Brussels artist Jacques van Lennep graduated from the Université Libre de Bruxelles (ULB) as an art historian in 1965. He started out as a researcher at the Royal Museums of Fine Arts of Belgium, combining his job with the life of an artist called Jacques Lennep. He specialised in 19th-century Belgian sculpture, publishing the book Art et Alchimie in 1966 and attending the first conceptual art exhibition in Europe, which displayed at the Kunsthalle in Bern. In 1972, he, Pierre Courtois, Jacques-Louis Nyst, and Jacques Lizène founded the Cercle d’Art Prospective (CAP). The CAP artists collective organised several exhibitions in which video and photography played a key role.
Lennep often uses pictures of masterpieces. Using the medium of photography, he recreates the works of art history, a practice tracing back to the Brussels Surrealists. He was also devoted to kinetic art and made multiples in thermoformed and screen-printed plastic. He integrated text, photographs, objects and – as an early pioneer – even video into his work, always layered and structured and hovering somewhere between sociology, anthropology, and conceptual art. Eventually, this led him to begin shaping his Musée de l’Homme [a Museum of Mankind] in 1974. He displayed people in this ‘museum’, such as the sculptor Monsieur Bonvoisin, the football supporter Ezio Bucci and Tania, a model for locket photos. It was his way of making the theory of relational art tangible by establishing a relationship with these people and exploring their relationships with particular objects and the stories that could tie them all together.
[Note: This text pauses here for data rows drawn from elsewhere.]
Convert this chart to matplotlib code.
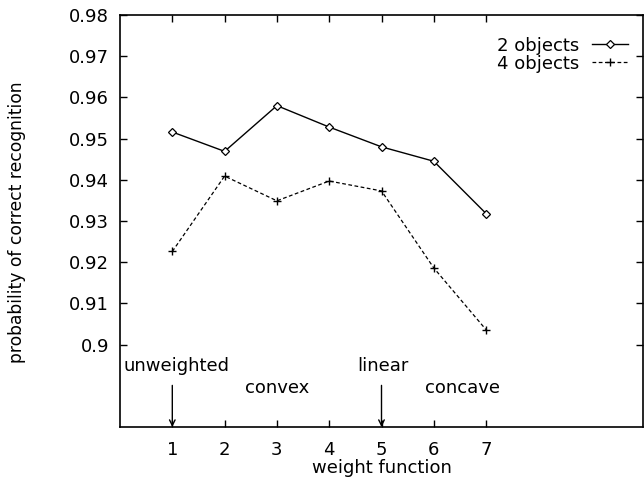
import matplotlib
matplotlib.use("Agg")
import matplotlib.pyplot as plt

plt.rcParams['font.family'] = ['DejaVu Sans']

x = [1, 2, 3, 4, 5, 6, 7]
obj2 = [0.9516, 0.9469, 0.9580, 0.9528, 0.9480, 0.9445, 0.9318]
obj4 = [0.9226, 0.9409, 0.9349, 0.9397, 0.9373, 0.9186, 0.9036]
yticks = [0.9, 0.91, 0.92, 0.93, 0.94, 0.95, 0.96, 0.97, 0.98]
ytick_labels = ["0.9", "0.91", "0.92", "0.93", "0.94", "0.95", "0.96", "0.97", "0.98"]
xticks = [1, 2, 3, 4, 5, 6, 7]

fs = 13
fig = plt.figure(figsize=(6.44, 4.78), dpi=100)
ax = fig.add_axes([120/644, 1-427/478, (643-120)/644, (427-15)/478])

ax.plot(x, obj2, '-', color='black', lw=1.0, marker='D', ms=4, mfc='white', mec='black', mew=0.9, label='2 objects')
ax.plot(x, obj4, '--', color='black', lw=0.9, dashes=(3, 2), marker='+', ms=6, mew=1.0, label='4 objects')

ax.set_xlim(0, 10)
ax.set_ylim(0.88, 0.98)
ax.set_xticks(xticks)
ax.set_yticks(yticks)
ax.set_yticklabels(ytick_labels)
ax.tick_params(direction='in', length=5, width=1, top=True, right=True, labelsize=fs, pad=8)
ax.tick_params(axis='x', pad=10)
for s in ax.spines.values():
    s.set_linewidth(1.2)

ax.set_xlabel('weight function', fontsize=fs, va='center')
ax.xaxis.set_label_coords(0.5, -0.1007)
ax.set_ylabel('probability of correct recognition', fontsize=12.3, va='center')
ax.yaxis.set_label_coords(-0.196, 0.497)

ax.text(1.08, 0.8948, 'unweighted', ha='center', va='center', fontsize=fs)
ax.text(5.03, 0.8948, 'linear', ha='center', va='center', fontsize=fs)
ax.text(3.01, 0.8895, 'convex', ha='center', va='center', fontsize=fs)
ax.text(6.54, 0.8895, 'concave', ha='center', va='center', fontsize=fs)
for xa in (1, 5):
    ax.annotate('', xy=(xa, 0.88), xytext=(xa, 0.8901),
                arrowprops=dict(arrowstyle='->', color='black', lw=1.0, shrinkA=0, shrinkB=0))

ax.legend(loc='upper right', frameon=False, markerfirst=False, fontsize=fs,
          handlelength=2.0, labelspacing=0.0, bbox_to_anchor=(0.985, 0.965), borderaxespad=0,
          handletextpad=0.7)

fig.savefig('out.png', dpi=100)
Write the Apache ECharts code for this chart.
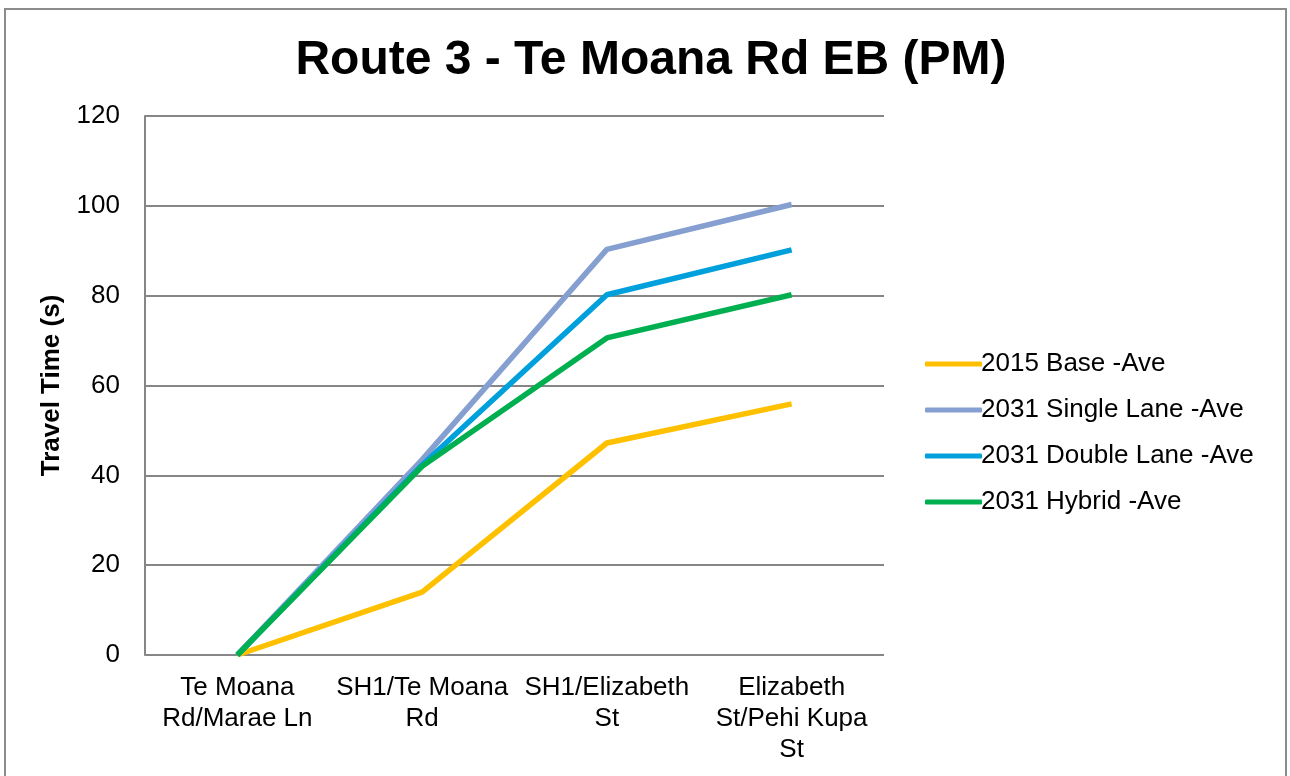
<!DOCTYPE html>
<html>
<head>
<meta charset="utf-8">
<script src="https://cdn.jsdelivr.net/npm/echarts@6/dist/echarts.min.js"></script>
<style>
html, body { margin: 0; padding: 0; background: #fff; }
#frame { position: absolute; left: 4px; top: 8px; width: 1283px; height: 780px; border: 2px solid #8c8c8c; box-sizing: border-box; }
#chart { position: absolute; left: 0; top: 0; width: 1290px; height: 776px; }
</style>
</head>
<body>
<div id="frame"></div>
<div id="chart"></div>
<script>
// categories and travel times (s)
var stops = ['Te Moana\nRd/Marae Ln', 'SH1/Te Moana\nRd', 'SH1/Elizabeth\nSt', 'Elizabeth\nSt/Pehi Kupa\nSt'];
var base2015 = [0, 14, 47.2, 55.9];
var single2031 = [0, 43.5, 90.3, 100.3];
var double2031 = [0, 42.3, 80.2, 90.2];
var hybrid2031 = [0, 42, 70.6, 80.2];
var seriesNames = ['2015 Base -Ave', '2031 Single Lane -Ave', '2031 Double Lane -Ave', '2031 Hybrid -Ave'];
var colors = ['#FFC000', '#849FD0', '#00A0DC', '#00B050'];

var chart = echarts.init(document.getElementById('chart'));
var font = 'Liberation Sans, Arial, sans-serif';

function line(name, data, color) {
	return {
		name: name,
		type: 'line',
		data: data,
		symbol: 'none',
		color: color,
		lineStyle: { width: 5.5, color: color },
		animation: false
	};
}

chart.setOption({
	backgroundColor: 'transparent',
	title: {
		text: 'Route 3 - Te Moana Rd EB (PM)',
		left: 646,
		top: 32,
		textAlign: 'center',
		textStyle: { fontFamily: font, fontSize: 48, fontWeight: 'bold', color: '#000' }
	},
	legend: {
		orient: 'vertical',
		left: 920,
		top: 346,
		itemWidth: 57,
		itemHeight: 5,
		itemGap: 20,
		icon: 'roundRect',
		textStyle: { fontFamily: font, fontSize: 26, lineHeight: 26, color: '#000', padding: [0, 0, 0, -6] },
		data: seriesNames
	},
	grid: { left: 145, top: 116, width: 739, height: 539 },
	xAxis: {
		type: 'category',
		data: stops,
		boundaryGap: true,
		axisLine: { show: false },
		axisTick: { show: false },
		axisLabel: { fontFamily: font, fontSize: 26, color: '#000', lineHeight: 31, margin: 17, interval: 0 }
	},
	yAxis: {
		type: 'value',
		min: 0,
		max: 120,
		interval: 20,
		name: 'Travel Time (s)',
		nameLocation: 'middle',
		nameGap: 80,
		nameTextStyle: { fontFamily: font, fontSize: 26, fontWeight: 'bold', color: '#000' },
		axisLine: { show: true, lineStyle: { color: '#868686', width: 2 } },
		axisTick: { show: false },
		axisLabel: { fontFamily: font, fontSize: 26, color: '#000', margin: 25 },
		splitLine: { lineStyle: { color: '#868686', width: 2 } }
	},
	series: [
		line(seriesNames[0], base2015, colors[0]),
		line(seriesNames[1], single2031, colors[1]),
		line(seriesNames[2], double2031, colors[2]),
		line(seriesNames[3], hybrid2031, colors[3])
	]
});
</script>
</body>
</html>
The artist also has a bibliophilic predilection for artist’s books and diaries. For example, he spent years labouring on his Devoirs Quotidiens, a diary-cum-journal published as an interactive CD-ROM. Towards the close of the 1970s, Lennep distanced himself from the medium of video, fully devoting himself to painting. However, Lennep’s oeuvre always relates to a new definition of ‘art’ whatever the medium may be. Beauty is no longer the end of the road, which means the work is no longer seen as a contemplative object but rather a tool of engagement, a path towards an expressive whole. Contemplative art transitions into participatory art to emerge – hopefully – with a more holistic sense of perception.